Scientist and inventor Alexander Hartdegen (Guy Pearce) is determined to
prove that time travel is possible. His determination is turned to
desperation when the love of his life (Sienna Guillory) is murdered by a
robber just after Alexander proposes marriage to her. This tragedy drives
Hartdegen to want to change the past in order to save his doomed love.
Testing his theories with a time machine of his own invention, Hartdegen
discovers that you can't alter destiny. So he's off to the future, where he
is hurtled 800,000 years into the future.
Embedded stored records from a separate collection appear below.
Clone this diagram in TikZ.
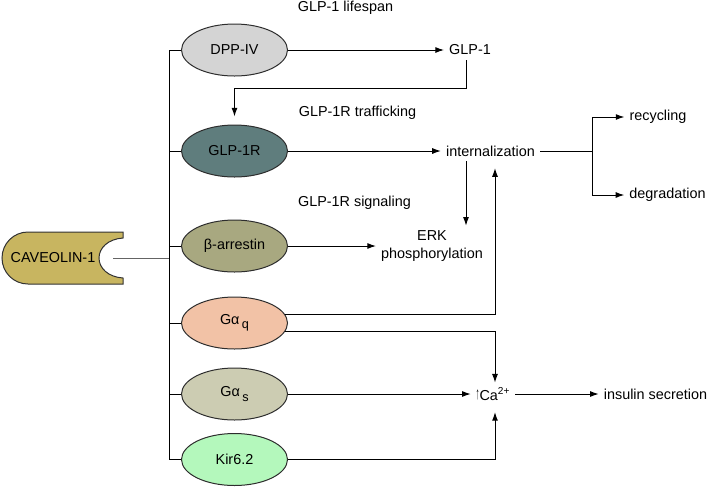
\documentclass[tikz,border=0pt]{standalone}
\usepackage{fontspec}
\setmainfont{Liberation Sans}
\usetikzlibrary{shapes.geometric,arrows.meta}
\tikzset{
	prot/.style={draw={rgb, 255:red, 45; green, 45; blue, 45 }, ellipse, minimum width=79.5pt, minimum height=39pt, inner sep=0pt},
	txt/.style={inner sep=3.5pt, align=center},
	arr/.style={-{Latex[length=6.5pt,width=4.5pt]}}}
\tikzset{every picture/.style={line width=0.75pt}}
\newcommand{\gsub}[1]{\,\raisebox{-0.55ex}{\fontsize{9.5}{10}\selectfont #1}}

\begin{document}
\begin{tikzpicture}[x=0.75pt,y=0.75pt,yscale=-1,xscale=1,font=\fontsize{10.8}{13}\selectfont]
	\useasboundingbox (0,0) rectangle (708,487);

	%Shape: Caveolin
	\draw  [draw={rgb, 255:red, 50; green, 50; blue, 50 }][fill={rgb, 255:red, 200; green, 181; blue, 96 }  ,fill opacity=1 ] (28,232) -- (123,232) -- (123,238) .. controls (108,239) and (99,248) .. (99,258) .. controls (99,268) and (108,277) .. (123,278) -- (123,284) -- (28,284) .. controls (13.64,284) and (2,272.36) .. (2,258) .. controls (2,243.64) and (13.64,232) .. (28,232) -- cycle ;
	% Text Node
	\node (cav) at (53,258) {CAVEOLIN-1};

	%Shape: Ellipse
	\node [prot, fill={rgb, 255:red, 212; green, 212; blue, 212 }] (dpp) at (234.5,50) {DPP-IV};
	%Shape: Ellipse
	\node [prot, fill={rgb, 255:red, 95; green, 125; blue, 125 }] (glpr) at (234.5,151) {GLP-1R};
	%Shape: Ellipse
	\node [prot, fill={rgb, 255:red, 168; green, 168; blue, 128 }] (barr) at (234.5,246) {β-arrestin};
	%Shape: Ellipse
	\node [prot, fill={rgb, 255:red, 242; green, 194; blue, 166 }] (gq) at (234.5,323) {Gα\gsub{q}};
	%Shape: Ellipse
	\node [prot, fill={rgb, 255:red, 204; green, 204; blue, 178 }] (gs) at (234.5,394) {Gα\gsub{s}};
	%Shape: Ellipse
	\node [prot, fill={rgb, 255:red, 180; green, 248; blue, 188 }] (kir) at (234.5,459.5) {Kir6.2};

	% Text Node
	\node [txt] (span) at (345.5,8) {GLP-1 lifespan};
	% Text Node
	\node [txt] (glp1) at (470,50) {GLP-1};
	% Text Node
	\node [txt] (traf) at (357.5,113) {GLP-1R trafficking};
	% Text Node
	\node [txt] (intz) at (490.5,151) {internalization};
	% Text Node
	\node [txt] (sig) at (354.5,203) {GLP-1R signaling};
	% Text Node
	\node [txt] (erk) at (432,246) {ERK\\phosphorylation};
	% Text Node
	\node [txt] (rec) at (658,117) {recycling};
	% Text Node
	\node [txt] (deg) at (667.5,195) {degradation};
	% Text Node
	\node [txt] (ca) at (493,394) {\raisebox{0.1ex}{\scalebox{0.5}[1.2]{↑}}Ca\textsuperscript{2+}};
	% Text Node
	\node [txt] (ins) at (655.5,394) {insulin secretion};

	% Bend points
	\coordinate (bar) at (169,0);
	\coordinate (kink) at (466,88);
	\coordinate (colB) at (495,0);
	\coordinate (colC) at (592,0);
	\coordinate (cavtip) at (113,258);

	%Straight Lines
	\draw (dpp.west) -- (dpp.west -| bar) -- (kir.west -| bar) -- (kir.west);
	\draw (glpr.west) -- (glpr.west -| bar);
	\draw (barr.west) -- (barr.west -| bar);
	\draw (gq.west) -- (gq.west -| bar);
	\draw (gs.west) -- (gs.west -| bar);
	\draw [draw={rgb, 255:red, 100; green, 100; blue, 100 }] (cavtip) -- (cavtip -| bar);

	%Arrows
	\draw [arr] (dpp.east) -- (glp1.west);
	\draw [arr, shorten >=6pt] (glp1.south -| kink) -- (kink) -| (glpr.north);
	\draw [arr] (glpr.east) -- (intz.west);
	\draw [arr] (intz.south -| kink) -- (erk.north -| kink);
	\draw [arr] (barr.east) -- (erk.west |- barr.east);
	\draw (intz.east) -- (intz.east -| colC);
	\draw [arr] (intz.east -| colC) |- (rec.west);
	\draw [arr] (intz.east -| colC) |- (deg.west);
	\draw [arr, shorten >=5pt] (gq.10) -| (intz.south -| colB);
	\draw [arr] (gq.-10) -| (ca.north -| colB);
	\draw [arr] (gs.east) -- (ca.west |- gs.east);
	\draw [arr, shorten >=5pt] (kir.east) -| (ca.south -| colB);
	\draw [arr] (ca.east) -- (ins.west);

\end{tikzpicture}
\end{document}
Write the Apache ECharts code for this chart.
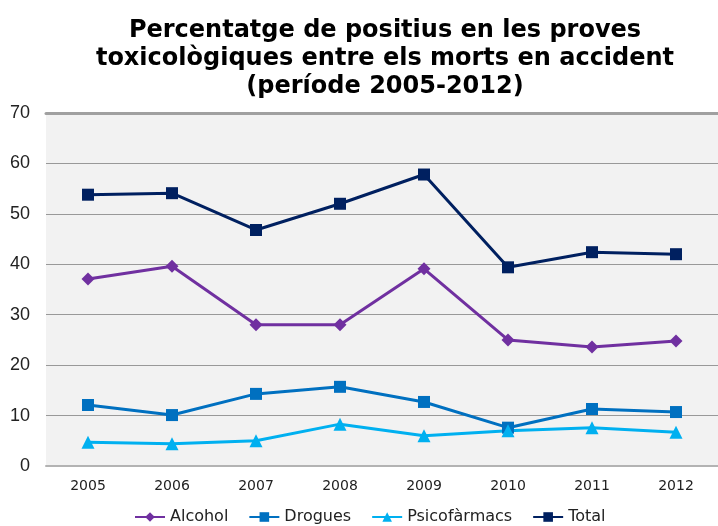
<!DOCTYPE html>
<html>
<head>
<meta charset="utf-8">
<script src="https://cdn.jsdelivr.net/npm/echarts@6/dist/echarts.min.js"></script>
<style>
  html, body { margin: 0; padding: 0; background: #fff; }
  #chart { width: 718px; height: 526px; }
</style>
</head>
<body>
<div id="chart"></div>
<script>
var years = ['2005', '2006', '2007', '2008', '2009', '2010', '2011', '2012'];
var alcohol = [37.1, 39.6, 28.0, 28.0, 39.1, 25.0, 23.6, 24.8];
var drogues = [12.1, 10.1, 14.3, 15.7, 12.7, 7.6, 11.3, 10.7];
var psicofarmacs = [4.7, 4.4, 5.0, 8.3, 6.0, 7.0, 7.6, 6.7];
var total = [53.8, 54.1, 46.8, 52.0, 57.8, 39.4, 42.4, 42.0];

var chart = echarts.init(document.getElementById('chart'));

function lineSeries(name, data, color, symbol, size) {
    return {
        name: name,
        type: 'line',
        data: data,
        symbol: symbol,
        symbolSize: size,
        itemStyle: { color: color },
        lineStyle: { color: color, width: 3 }
    };
}

chart.setOption({
    animation: false,
    title: {
        text: 'Percentatge de positius en les proves\ntoxicològiques entre els morts en accident\n(període 2005-2012)',
        left: 380,
        top: 12,
        textAlign: 'center',
        textStyle: {
            fontFamily: 'DejaVu Sans',
            fontWeight: 'bold',
            fontSize: 24,
            lineHeight: 28,
            color: '#000'
        }
    },
    grid: {
        left: 46,
        top: 113,
        width: 679,
        height: 353,
        show: true,
        backgroundColor: '#f2f2f2',
        borderWidth: 0
    },
    legend: {
        left: 129,
        top: 504,
        itemWidth: 30,
        itemHeight: 12,
        itemGap: 20,
        textStyle: { fontFamily: 'DejaVu Sans', fontSize: 16, color: '#222' },
        data: ['Alcohol', 'Drogues', 'Psicofàrmacs', 'Total']
    },
    xAxis: [{
        type: 'category',
        data: years,
        boundaryGap: true,
        axisLine: { lineStyle: { color: '#b3b3b3', width: 2 } },
        axisTick: { show: false },
        axisLabel: { fontFamily: 'DejaVu Sans', fontSize: 14, color: '#222', margin: 13 }
    }, {
        type: 'category',
        data: years,
        position: 'top',
        axisLine: { lineStyle: { color: '#a0a0a0', width: 3 } },
        axisTick: { show: false },
        axisLabel: { show: false }
    }],
    yAxis: {
        type: 'value',
        min: 0,
        max: 70,
        interval: 10,
        axisLine: { show: false },
        axisTick: { show: false },
        axisLabel: { fontFamily: 'Liberation Sans', fontSize: 18, color: '#222', margin: 16 },
        splitLine: { lineStyle: { color: '#999', width: 1 } }
    },
    series: [
        lineSeries('Alcohol', alcohol, '#7030a0', 'diamond', 13),
        lineSeries('Drogues', drogues, '#0070c0', 'rect', 12),
        lineSeries('Psicofàrmacs', psicofarmacs, '#00b0f0', 'triangle', 13),
        lineSeries('Total', total, '#002060', 'rect', 12)
    ]
});
</script>
</body>
</html>
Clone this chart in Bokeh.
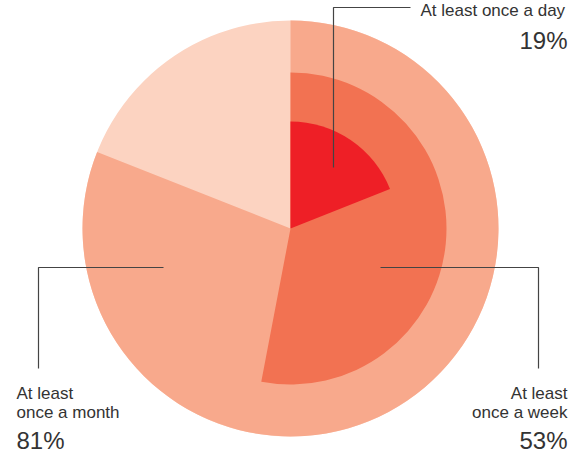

Here he discovers that mankind has
divided into two races: benign surface dwellers known as the Eloi and a
cannibalistic underground race known as the Morlocks.
With a great novel as his guide and state of the art computer effects at
his disposal to create visual worlds of wonder, director Simon
(great-grandson of HG) Wells should have had little to no problem making a
competent updated version of The Time Machine. So much for a sure
thing. Wells displays no ability to create a sense of urgency, dramatic
tension, adventure or even plain fun. The Time Machine is Wells' first
live-action directing gig (he previously co-directed the animated Prince
Of Egypt) and it shows. The film is a dreary, boring, joyless
adventure film that makes the recent Mummy films look like
entertainment of the highest order.
John Logan's screenplay is another major problem. In
his anemic adaptation, the characters are virtually nonexistent, his hero's
encounters with people and places from other times are slight to say the
least and Uber Morlock (Jeremy Irons), the oh-so dangerous menace of the
future, is nothing more than a couch potato in desperate need of a day at
the beach.
As played by Guy Pearce, Hartdegen doesn't come across as a brilliant
scientist capable of saving the day. He comes off as a bumbling idiot who
seems incapable of traveling across the street much less space and time.
Pearce is a very talented actor (Memento, LA Confidential), but you
would never know this by watching him here. Irons, looking like Johnny
Winter with a spinal problem, continues his career suicide with a
hammy ten-minute appearance as the villain, while singer Samantha
Mumba shows up to look pretty as the futuristic love interest who, despite
800,000 years of evolution, can speak perfect English and seems to have a
decent supply of health and beauty products at her disposal.
Even the effects, both computer generated and makeup, are mediocre.
Considering that makeup whiz Stan Winston and visual effects house giants
Digital Domain and Industrial Light and Magic were in charge of these
departments, this is even more of a letdown. Perhaps they used a time
machine to bring this work onto the set from an era of filmmaking long ago.
That would explain the quality of work on display here.
One question that our hero asks at the beginning of the film that begins
him on his quest is "What if?" For different reasons altogether, I found
myself echoing those words repeatedly while watching The Time
Machine. What if the film's production actually had someone who knew
what they were doing behind the camera? What if they stuck to the book more
closely? What if I said "no thanks" to the screening passes that night?